## Exercise aim
Exactly retype the lines from the top of the data through the line containing "ax.axis('off')", leaving out every picture.

## Information shown
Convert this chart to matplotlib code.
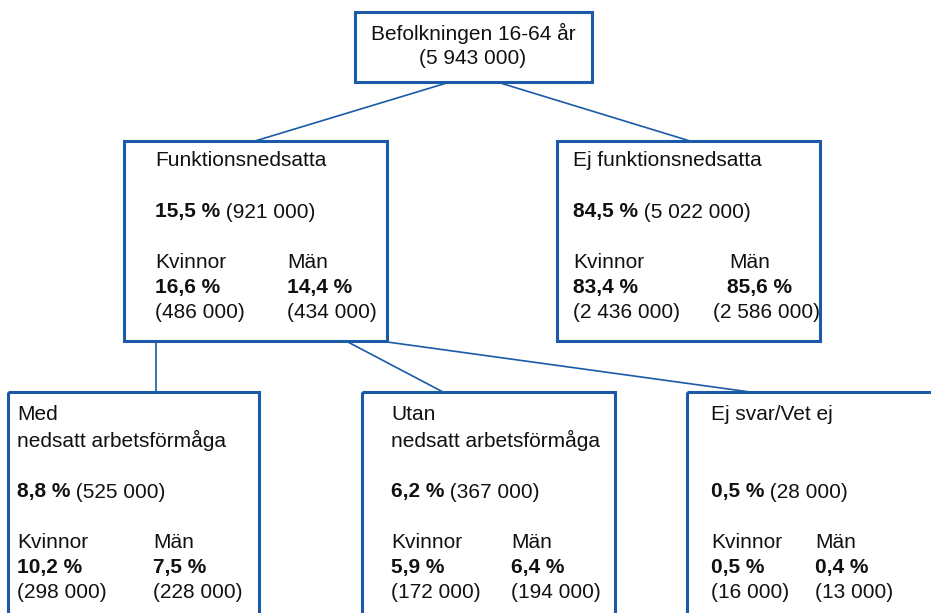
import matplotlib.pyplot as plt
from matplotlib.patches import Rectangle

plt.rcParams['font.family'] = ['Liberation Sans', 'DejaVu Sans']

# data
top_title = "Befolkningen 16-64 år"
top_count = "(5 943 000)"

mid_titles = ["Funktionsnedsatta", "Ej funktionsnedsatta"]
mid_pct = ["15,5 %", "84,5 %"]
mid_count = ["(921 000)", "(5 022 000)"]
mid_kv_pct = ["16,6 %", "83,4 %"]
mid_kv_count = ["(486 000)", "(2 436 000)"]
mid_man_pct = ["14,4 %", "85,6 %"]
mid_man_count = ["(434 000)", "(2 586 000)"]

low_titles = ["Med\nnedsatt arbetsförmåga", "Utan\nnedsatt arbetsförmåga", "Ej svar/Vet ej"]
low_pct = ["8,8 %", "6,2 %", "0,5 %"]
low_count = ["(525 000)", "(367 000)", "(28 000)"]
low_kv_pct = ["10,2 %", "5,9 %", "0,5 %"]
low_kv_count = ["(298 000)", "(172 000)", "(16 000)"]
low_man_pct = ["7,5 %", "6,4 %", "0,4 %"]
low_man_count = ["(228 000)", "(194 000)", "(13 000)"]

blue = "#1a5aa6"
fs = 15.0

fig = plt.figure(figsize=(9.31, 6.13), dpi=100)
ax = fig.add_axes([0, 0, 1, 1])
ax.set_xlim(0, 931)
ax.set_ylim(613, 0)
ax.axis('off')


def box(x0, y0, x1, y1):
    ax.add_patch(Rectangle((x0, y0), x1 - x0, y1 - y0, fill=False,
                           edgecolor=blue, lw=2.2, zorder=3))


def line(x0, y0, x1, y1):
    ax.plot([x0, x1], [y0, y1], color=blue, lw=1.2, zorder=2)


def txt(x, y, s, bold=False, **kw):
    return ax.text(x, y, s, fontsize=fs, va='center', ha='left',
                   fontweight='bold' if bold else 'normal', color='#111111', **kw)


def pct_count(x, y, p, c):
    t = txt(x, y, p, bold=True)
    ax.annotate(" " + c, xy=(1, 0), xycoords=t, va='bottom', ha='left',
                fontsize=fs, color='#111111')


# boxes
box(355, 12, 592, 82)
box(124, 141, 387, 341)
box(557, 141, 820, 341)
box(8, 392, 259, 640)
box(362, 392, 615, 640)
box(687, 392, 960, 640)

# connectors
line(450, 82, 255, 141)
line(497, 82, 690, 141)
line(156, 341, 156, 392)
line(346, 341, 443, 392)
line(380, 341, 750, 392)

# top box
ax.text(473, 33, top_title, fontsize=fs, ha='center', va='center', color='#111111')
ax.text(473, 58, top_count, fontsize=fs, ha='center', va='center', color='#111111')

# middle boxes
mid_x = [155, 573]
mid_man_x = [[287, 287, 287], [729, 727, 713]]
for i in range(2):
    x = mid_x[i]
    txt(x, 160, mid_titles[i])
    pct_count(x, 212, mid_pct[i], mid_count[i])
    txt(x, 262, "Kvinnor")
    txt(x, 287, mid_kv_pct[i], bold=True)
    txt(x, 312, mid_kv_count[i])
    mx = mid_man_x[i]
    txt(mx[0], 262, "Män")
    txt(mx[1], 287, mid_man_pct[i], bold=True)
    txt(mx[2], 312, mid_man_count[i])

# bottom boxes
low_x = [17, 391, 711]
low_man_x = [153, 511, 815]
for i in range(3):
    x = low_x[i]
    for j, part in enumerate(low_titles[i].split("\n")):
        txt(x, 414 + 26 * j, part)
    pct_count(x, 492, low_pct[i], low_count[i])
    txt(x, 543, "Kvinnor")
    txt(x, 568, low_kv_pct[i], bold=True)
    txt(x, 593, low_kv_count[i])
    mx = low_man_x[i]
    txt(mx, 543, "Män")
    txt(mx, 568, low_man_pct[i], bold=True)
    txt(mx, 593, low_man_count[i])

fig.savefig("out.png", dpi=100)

## Expected output
Convert this chart to matplotlib code.
import matplotlib.pyplot as plt
from matplotlib.patches import Rectangle

plt.rcParams['font.family'] = ['Liberation Sans', 'DejaVu Sans']

# data
top_title = "Befolkningen 16-64 år"
top_count = "(5 943 000)"

mid_titles = ["Funktionsnedsatta", "Ej funktionsnedsatta"]
mid_pct = ["15,5 %", "84,5 %"]
mid_count = ["(921 000)", "(5 022 000)"]
mid_kv_pct = ["16,6 %", "83,4 %"]
mid_kv_count = ["(486 000)", "(2 436 000)"]
mid_man_pct = ["14,4 %", "85,6 %"]
mid_man_count = ["(434 000)", "(2 586 000)"]

low_titles = ["Med\nnedsatt arbetsförmåga", "Utan\nnedsatt arbetsförmåga", "Ej svar/Vet ej"]
low_pct = ["8,8 %", "6,2 %", "0,5 %"]
low_count = ["(525 000)", "(367 000)", "(28 000)"]
low_kv_pct = ["10,2 %", "5,9 %", "0,5 %"]
low_kv_count = ["(298 000)", "(172 000)", "(16 000)"]
low_man_pct = ["7,5 %", "6,4 %", "0,4 %"]
low_man_count = ["(228 000)", "(194 000)", "(13 000)"]

blue = "#1a5aa6"
fs = 15.0

fig = plt.figure(figsize=(9.31, 6.13), dpi=100)
ax = fig.add_axes([0, 0, 1, 1])
ax.set_xlim(0, 931)
ax.set_ylim(613, 0)
ax.axis('off')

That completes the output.